I decided to take a six-week sabbatical from Marriott to form an organization that tries to bridge the gap between students and the workplace, in order to better understand how to keep young people’s early excitement intact.
One thing led to another, and I ended up getting certified as a Gallup Strengths Coach. I worked with students trying to help them figure out who they were and what they wanted, before their dreams were blurred into gray by what their parents wanted them to do, what their teachers and other were telling them to be.
When I came back to work, I was re-energized, and I talked to my co-workers about my experiences as a coach. Someone in my unit who was a new manager reached out to me after my talk and said, “I’m new and I’m finding it really hard to break through my team because the other members have worked together for so long. Can you come coach my team?” I thought about it and said, “Clara, I’ve never coached teams. I coach individuals.”
And she said, “My team is a bunch of individuals.” I said, “It’s a challenge, let me try.”

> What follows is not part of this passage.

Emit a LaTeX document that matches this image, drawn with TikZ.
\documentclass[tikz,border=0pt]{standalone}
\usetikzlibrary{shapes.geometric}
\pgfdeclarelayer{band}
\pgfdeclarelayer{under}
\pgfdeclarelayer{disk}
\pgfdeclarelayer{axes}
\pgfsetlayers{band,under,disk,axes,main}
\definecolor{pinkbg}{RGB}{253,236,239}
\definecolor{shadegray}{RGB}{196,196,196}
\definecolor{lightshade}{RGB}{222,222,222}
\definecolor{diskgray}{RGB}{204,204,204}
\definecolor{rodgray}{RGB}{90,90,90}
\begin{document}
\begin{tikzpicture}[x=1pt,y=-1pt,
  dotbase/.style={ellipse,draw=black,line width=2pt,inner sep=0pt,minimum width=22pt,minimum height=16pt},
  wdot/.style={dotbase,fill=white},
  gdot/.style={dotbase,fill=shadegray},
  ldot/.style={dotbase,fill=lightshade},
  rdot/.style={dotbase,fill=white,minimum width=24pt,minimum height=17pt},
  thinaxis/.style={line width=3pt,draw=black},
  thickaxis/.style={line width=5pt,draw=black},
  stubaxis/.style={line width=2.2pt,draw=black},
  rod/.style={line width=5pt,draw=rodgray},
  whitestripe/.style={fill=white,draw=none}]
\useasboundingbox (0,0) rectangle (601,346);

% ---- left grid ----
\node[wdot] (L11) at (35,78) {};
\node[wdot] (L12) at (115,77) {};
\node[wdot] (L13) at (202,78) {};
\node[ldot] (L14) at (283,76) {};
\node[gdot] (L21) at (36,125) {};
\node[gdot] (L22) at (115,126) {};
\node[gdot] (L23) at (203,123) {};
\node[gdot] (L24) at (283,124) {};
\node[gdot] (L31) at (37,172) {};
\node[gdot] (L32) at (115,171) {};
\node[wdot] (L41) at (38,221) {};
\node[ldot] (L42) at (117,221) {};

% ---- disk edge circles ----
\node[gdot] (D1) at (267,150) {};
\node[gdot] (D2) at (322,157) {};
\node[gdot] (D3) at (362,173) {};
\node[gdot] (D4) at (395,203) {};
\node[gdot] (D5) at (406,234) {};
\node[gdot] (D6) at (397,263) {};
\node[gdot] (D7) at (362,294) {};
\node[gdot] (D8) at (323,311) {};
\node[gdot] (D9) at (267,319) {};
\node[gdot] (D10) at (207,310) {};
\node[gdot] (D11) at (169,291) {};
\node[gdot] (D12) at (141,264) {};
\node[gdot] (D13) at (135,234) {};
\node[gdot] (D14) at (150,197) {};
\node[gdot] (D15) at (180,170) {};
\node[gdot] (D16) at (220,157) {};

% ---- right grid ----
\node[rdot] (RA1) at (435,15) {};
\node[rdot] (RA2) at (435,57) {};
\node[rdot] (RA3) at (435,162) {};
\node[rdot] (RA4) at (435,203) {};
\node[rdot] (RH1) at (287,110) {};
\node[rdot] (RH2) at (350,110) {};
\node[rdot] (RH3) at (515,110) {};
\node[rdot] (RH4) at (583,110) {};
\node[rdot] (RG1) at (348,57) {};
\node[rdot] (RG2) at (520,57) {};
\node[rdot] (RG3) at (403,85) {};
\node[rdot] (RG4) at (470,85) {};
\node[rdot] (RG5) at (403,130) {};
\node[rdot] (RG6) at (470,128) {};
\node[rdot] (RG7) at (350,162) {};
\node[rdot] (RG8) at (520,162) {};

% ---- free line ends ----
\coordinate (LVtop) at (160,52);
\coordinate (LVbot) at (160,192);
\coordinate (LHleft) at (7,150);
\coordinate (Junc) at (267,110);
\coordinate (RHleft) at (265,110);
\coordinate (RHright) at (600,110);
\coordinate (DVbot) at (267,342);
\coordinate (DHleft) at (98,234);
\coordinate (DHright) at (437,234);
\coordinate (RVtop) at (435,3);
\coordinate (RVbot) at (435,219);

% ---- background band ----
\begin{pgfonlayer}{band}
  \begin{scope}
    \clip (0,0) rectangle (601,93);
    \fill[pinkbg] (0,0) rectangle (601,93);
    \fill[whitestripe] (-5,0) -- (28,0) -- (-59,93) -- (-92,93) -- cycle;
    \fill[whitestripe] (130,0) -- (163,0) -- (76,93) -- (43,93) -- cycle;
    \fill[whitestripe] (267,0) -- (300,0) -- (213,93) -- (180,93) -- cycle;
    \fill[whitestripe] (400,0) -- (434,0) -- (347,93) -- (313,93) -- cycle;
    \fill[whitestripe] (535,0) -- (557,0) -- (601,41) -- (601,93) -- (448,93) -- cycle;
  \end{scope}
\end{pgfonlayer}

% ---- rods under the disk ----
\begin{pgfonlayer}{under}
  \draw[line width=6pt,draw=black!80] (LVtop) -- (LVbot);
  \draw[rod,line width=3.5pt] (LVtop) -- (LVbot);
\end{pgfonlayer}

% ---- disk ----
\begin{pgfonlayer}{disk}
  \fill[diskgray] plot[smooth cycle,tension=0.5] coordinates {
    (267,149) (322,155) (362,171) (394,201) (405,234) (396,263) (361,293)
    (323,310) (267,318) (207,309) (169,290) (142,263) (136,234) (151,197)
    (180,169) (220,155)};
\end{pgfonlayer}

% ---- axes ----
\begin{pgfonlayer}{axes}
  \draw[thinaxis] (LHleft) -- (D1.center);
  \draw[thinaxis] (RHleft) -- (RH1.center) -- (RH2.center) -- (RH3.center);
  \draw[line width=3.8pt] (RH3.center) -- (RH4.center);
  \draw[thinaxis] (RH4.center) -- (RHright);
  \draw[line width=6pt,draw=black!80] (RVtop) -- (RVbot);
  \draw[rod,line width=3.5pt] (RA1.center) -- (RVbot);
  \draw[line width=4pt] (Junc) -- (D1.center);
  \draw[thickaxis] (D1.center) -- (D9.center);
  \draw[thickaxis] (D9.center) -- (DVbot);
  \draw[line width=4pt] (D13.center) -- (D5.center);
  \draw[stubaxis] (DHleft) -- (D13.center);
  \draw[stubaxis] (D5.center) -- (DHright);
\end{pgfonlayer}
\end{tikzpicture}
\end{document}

I enjoyed that a lot. And with it came a big realization. I don’t have to be loud to be influential. I can command a room without being obnoxious. I can be a leader on my own terms. Never in my life had I felt happier and more confident.
When AARP reached out to me, I said to myself, “Marriott is huge and I have a huge team. So why would I go to work in a small division of AARP, a for-profit part of a non-profit organization that was really just a start-up?” But then I thought, “What the heck, let me try it. I don’t have to prove anything to anyone.”
A New View of Leadership
The truth is that I had changed a lot.
The old me, when I walked into the big corporate environment, always left the real me outside. I walked a different way, I spoke a different way, because it fit the perception of how leaders should behave.
If I disagreed with someone in the room, I often wouldn’t speak up. If the rest of the team was gravitating towards a particular solution, I went along with the others. I was successful, but I felt like I wasn’t really being me.
These days, I lead from my heart. When I show up at work, I’m the same person wherever you see me. If I do not agree, I speak up. I may be overruled, and that’s fine. But I make sure I’m heard, I make sure I explain why I disagree.
In the traditional leadership paradigm, the leader is the authority; she tells people what to do. These days, although I know what I want from the business end, I know how it should scale, I know how we should operate, I listen to what my team has to say.
Because their opinions are heard, my teams are much more involved. They’re not order-takers. They are thinkers. They are doers. They are believers. When I say something, they push back. It’s not that I don’t have an opinion; I do. But it’s not the opinion. I want to be challenged – and I am.
We recently created a mobile app for our business, and the conversations during its development were amazing. We increased user engagement by 50%, and it was because we were all so passionate about the project.
I think being able to be authentic to who you are is very important for women, particularly as leaders. We are often told, “Walk like that, talk like that.” But I’m finding you have to ignore those voices. Be yourself as a leader. It doesn’t matter what people think. The energized performance of your teams will be what matters.